**What the task asks**: Repeat all the material exactly; pictures stay out of your copy.

= = = = = = =

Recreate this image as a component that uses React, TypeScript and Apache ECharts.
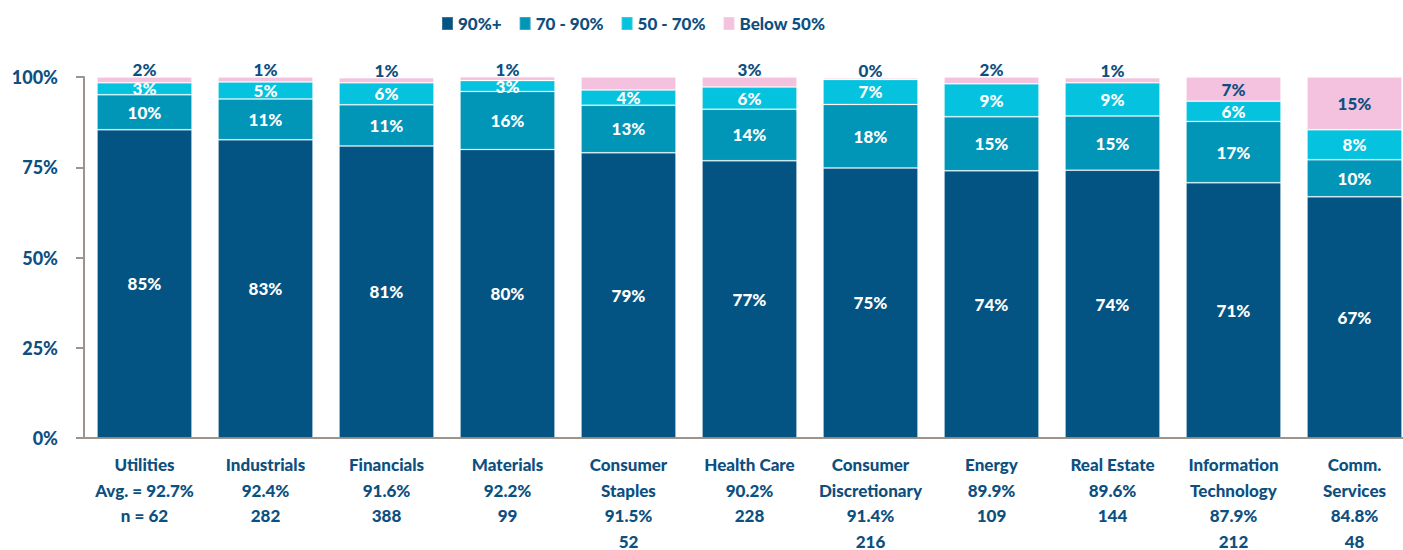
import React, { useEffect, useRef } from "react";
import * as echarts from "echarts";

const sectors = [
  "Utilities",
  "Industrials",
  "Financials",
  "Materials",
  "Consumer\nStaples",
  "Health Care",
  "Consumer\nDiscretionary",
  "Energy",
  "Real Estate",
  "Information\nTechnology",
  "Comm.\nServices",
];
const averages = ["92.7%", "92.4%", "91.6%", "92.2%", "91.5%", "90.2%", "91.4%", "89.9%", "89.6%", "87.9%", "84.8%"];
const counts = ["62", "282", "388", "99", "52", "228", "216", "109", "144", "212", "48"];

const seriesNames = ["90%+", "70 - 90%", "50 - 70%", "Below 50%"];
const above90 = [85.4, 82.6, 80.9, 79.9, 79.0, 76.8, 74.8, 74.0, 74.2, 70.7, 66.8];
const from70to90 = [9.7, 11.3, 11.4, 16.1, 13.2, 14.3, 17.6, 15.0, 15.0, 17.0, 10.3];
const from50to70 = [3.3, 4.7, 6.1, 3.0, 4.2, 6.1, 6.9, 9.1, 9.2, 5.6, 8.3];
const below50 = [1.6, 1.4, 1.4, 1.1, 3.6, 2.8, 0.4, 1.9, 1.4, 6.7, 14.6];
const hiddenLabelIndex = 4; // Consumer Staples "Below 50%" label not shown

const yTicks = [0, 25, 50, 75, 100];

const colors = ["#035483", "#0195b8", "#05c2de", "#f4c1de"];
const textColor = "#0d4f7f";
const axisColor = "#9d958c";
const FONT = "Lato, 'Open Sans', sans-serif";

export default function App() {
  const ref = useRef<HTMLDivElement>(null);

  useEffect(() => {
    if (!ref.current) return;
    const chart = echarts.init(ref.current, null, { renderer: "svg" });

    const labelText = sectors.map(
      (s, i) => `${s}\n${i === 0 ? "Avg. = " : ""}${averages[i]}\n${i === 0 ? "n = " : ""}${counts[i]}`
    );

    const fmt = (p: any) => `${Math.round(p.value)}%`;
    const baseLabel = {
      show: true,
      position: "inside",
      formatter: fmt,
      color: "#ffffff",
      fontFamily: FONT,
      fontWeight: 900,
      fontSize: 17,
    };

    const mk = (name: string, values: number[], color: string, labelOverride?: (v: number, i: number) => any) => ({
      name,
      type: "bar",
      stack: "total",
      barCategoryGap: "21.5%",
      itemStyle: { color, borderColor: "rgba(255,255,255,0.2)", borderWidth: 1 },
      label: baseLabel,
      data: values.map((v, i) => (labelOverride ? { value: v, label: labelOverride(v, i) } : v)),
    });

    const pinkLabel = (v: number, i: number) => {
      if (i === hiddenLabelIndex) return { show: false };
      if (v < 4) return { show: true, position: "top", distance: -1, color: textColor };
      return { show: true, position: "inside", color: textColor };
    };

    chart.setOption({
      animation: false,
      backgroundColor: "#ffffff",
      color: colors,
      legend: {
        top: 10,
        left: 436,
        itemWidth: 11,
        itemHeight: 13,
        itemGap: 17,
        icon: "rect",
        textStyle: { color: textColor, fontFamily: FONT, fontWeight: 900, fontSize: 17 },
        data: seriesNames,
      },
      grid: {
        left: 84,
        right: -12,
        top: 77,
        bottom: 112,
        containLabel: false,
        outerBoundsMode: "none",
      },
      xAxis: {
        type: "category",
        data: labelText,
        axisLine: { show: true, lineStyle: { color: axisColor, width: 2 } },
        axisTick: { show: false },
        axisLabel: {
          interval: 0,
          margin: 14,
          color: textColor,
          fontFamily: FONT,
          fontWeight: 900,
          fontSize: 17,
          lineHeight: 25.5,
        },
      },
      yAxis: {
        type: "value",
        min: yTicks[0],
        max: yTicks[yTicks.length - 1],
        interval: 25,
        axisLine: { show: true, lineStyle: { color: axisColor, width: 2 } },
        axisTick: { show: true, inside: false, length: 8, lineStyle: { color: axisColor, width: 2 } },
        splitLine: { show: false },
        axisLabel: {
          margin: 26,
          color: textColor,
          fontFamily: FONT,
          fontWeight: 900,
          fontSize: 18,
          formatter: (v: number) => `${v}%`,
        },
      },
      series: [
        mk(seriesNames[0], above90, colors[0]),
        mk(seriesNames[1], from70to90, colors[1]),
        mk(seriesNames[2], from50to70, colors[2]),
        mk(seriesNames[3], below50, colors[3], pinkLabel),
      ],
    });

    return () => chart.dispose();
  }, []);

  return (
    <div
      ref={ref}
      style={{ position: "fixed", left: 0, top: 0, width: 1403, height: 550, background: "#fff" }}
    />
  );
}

= = = = = = =

**Final result**:
Recreate this image as a component that uses React, TypeScript and Apache ECharts.
import React, { useEffect, useRef } from "react";
import * as echarts from "echarts";

const sectors = [
  "Utilities",
  "Industrials",
  "Financials",
  "Materials",
  "Consumer\nStaples",
  "Health Care",
  "Consumer\nDiscretionary",
  "Energy",
  "Real Estate",
  "Information\nTechnology",
  "Comm.\nServices",
];
const averages = ["92.7%", "92.4%", "91.6%", "92.2%", "91.5%", "90.2%", "91.4%", "89.9%", "89.6%", "87.9%", "84.8%"];
const counts = ["62", "282", "388", "99", "52", "228", "216", "109", "144", "212", "48"];

const seriesNames = ["90%+", "70 - 90%", "50 - 70%", "Below 50%"];
const above90 = [85.4, 82.6, 80.9, 79.9, 79.0, 76.8, 74.8, 74.0, 74.2, 70.7, 66.8];
const from70to90 = [9.7, 11.3, 11.4, 16.1, 13.2, 14.3, 17.6, 15.0, 15.0, 17.0, 10.3];
const from50to70 = [3.3, 4.7, 6.1, 3.0, 4.2, 6.1, 6.9, 9.1, 9.2, 5.6, 8.3];
const below50 = [1.6, 1.4, 1.4, 1.1, 3.6, 2.8, 0.4, 1.9, 1.4, 6.7, 14.6];
const hiddenLabelIndex = 4; // Consumer Staples "Below 50%" label not shown

const yTicks = [0, 25, 50, 75, 100];

const colors = ["#035483", "#0195b8", "#05c2de", "#f4c1de"];
const textColor = "#0d4f7f";
const axisColor = "#9d958c";
const FONT = "Lato, 'Open Sans', sans-serif";

export default function App() {
  const ref = useRef<HTMLDivElement>(null);

  useEffect(() => {
    if (!ref.current) return;
    const chart = echarts.init(ref.current, null, { renderer: "svg" });

    const labelText = sectors.map(
      (s, i) => `${s}\n${i === 0 ? "Avg. = " : ""}${averages[i]}\n${i === 0 ? "n = " : ""}${counts[i]}`
    );

    const fmt = (p: any) => `${Math.round(p.value)}%`;
    const baseLabel = {
      show: true,
      position: "inside",
      formatter: fmt,
      color: "#ffffff",
      fontFamily: FONT,
      fontWeight: 900,
      fontSize: 17,
    };

    const mk = (name: string, values: number[], color: string, labelOverride?: (v: number, i: number) => any) => ({
      name,
      type: "bar",
      stack: "total",
      barCategoryGap: "21.5%",
      itemStyle: { color, borderColor: "rgba(255,255,255,0.2)", borderWidth: 1 },
      label: baseLabel,
      data: values.map((v, i) => (labelOverride ? { value: v, label: labelOverride(v, i) } : v)),
    });

    const pinkLabel = (v: number, i: number) => {
      if (i === hiddenLabelIndex) return { show: false };
      if (v < 4) return { show: true, position: "top", distance: -1, color: textColor };
      return { show: true, position: "inside", color: textColor };
    };

    chart.setOption({
      animation: false,
      backgroundColor: "#ffffff",
      color: colors,
      legend: {
        top: 10,
        left: 436,
        itemWidth: 11,
        itemHeight: 13,
        itemGap: 17,
        icon: "rect",
        textStyle: { color: textColor, fontFamily: FONT, fontWeight: 900, fontSize: 17 },
        data: seriesNames,
      },
      grid: {
        left: 84,
        right: -12,
        top: 77,
        bottom: 112,
        containLabel: false,
        outerBoundsMode: "none",
      },
      xAxis: {
        type: "category",
        data: labelText,
        axisLine: { show: true, lineStyle: { color: axisColor, width: 2 } },
        axisTick: { show: false },
        axisLabel: {
          interval: 0,
          margin: 14,
          color: textColor,
          fontFamily: FONT,
          fontWeight: 900,
          fontSize: 17,
          lineHeight: 25.5,
        },
      },
      yAxis: {
        type: "value",
        min: yTicks[0],
        max: yTicks[yTicks.length - 1],
        interval: 25,
        axisLine: { show: true, lineStyle: { color: axisColor, width: 2 } },
        axisTick: { show: true, inside: false, length: 8, lineStyle: { color: axisColor, width: 2 } },
        splitLine: { show: false },
        axisLabel: {
          margin: 26,
          color: textColor,
          fontFamily: FONT,
          fontWeight: 900,
          fontSize: 18,
          formatter: (v: number) => `${v}%`,
        },
      },
      series: [
        mk(seriesNames[0], above90, colors[0]),
        mk(seriesNames[1], from70to90, colors[1]),
        mk(seriesNames[2], from50to70, colors[2]),
        mk(seriesNames[3], below50, colors[3], pinkLabel),
      ],
    });

    return () => chart.dispose();
  }, []);

  return (
    <div
      ref={ref}
      style={{ position: "fixed", left: 0, top: 0, width: 1403, height: 550, background: "#fff" }}
    />
  );
}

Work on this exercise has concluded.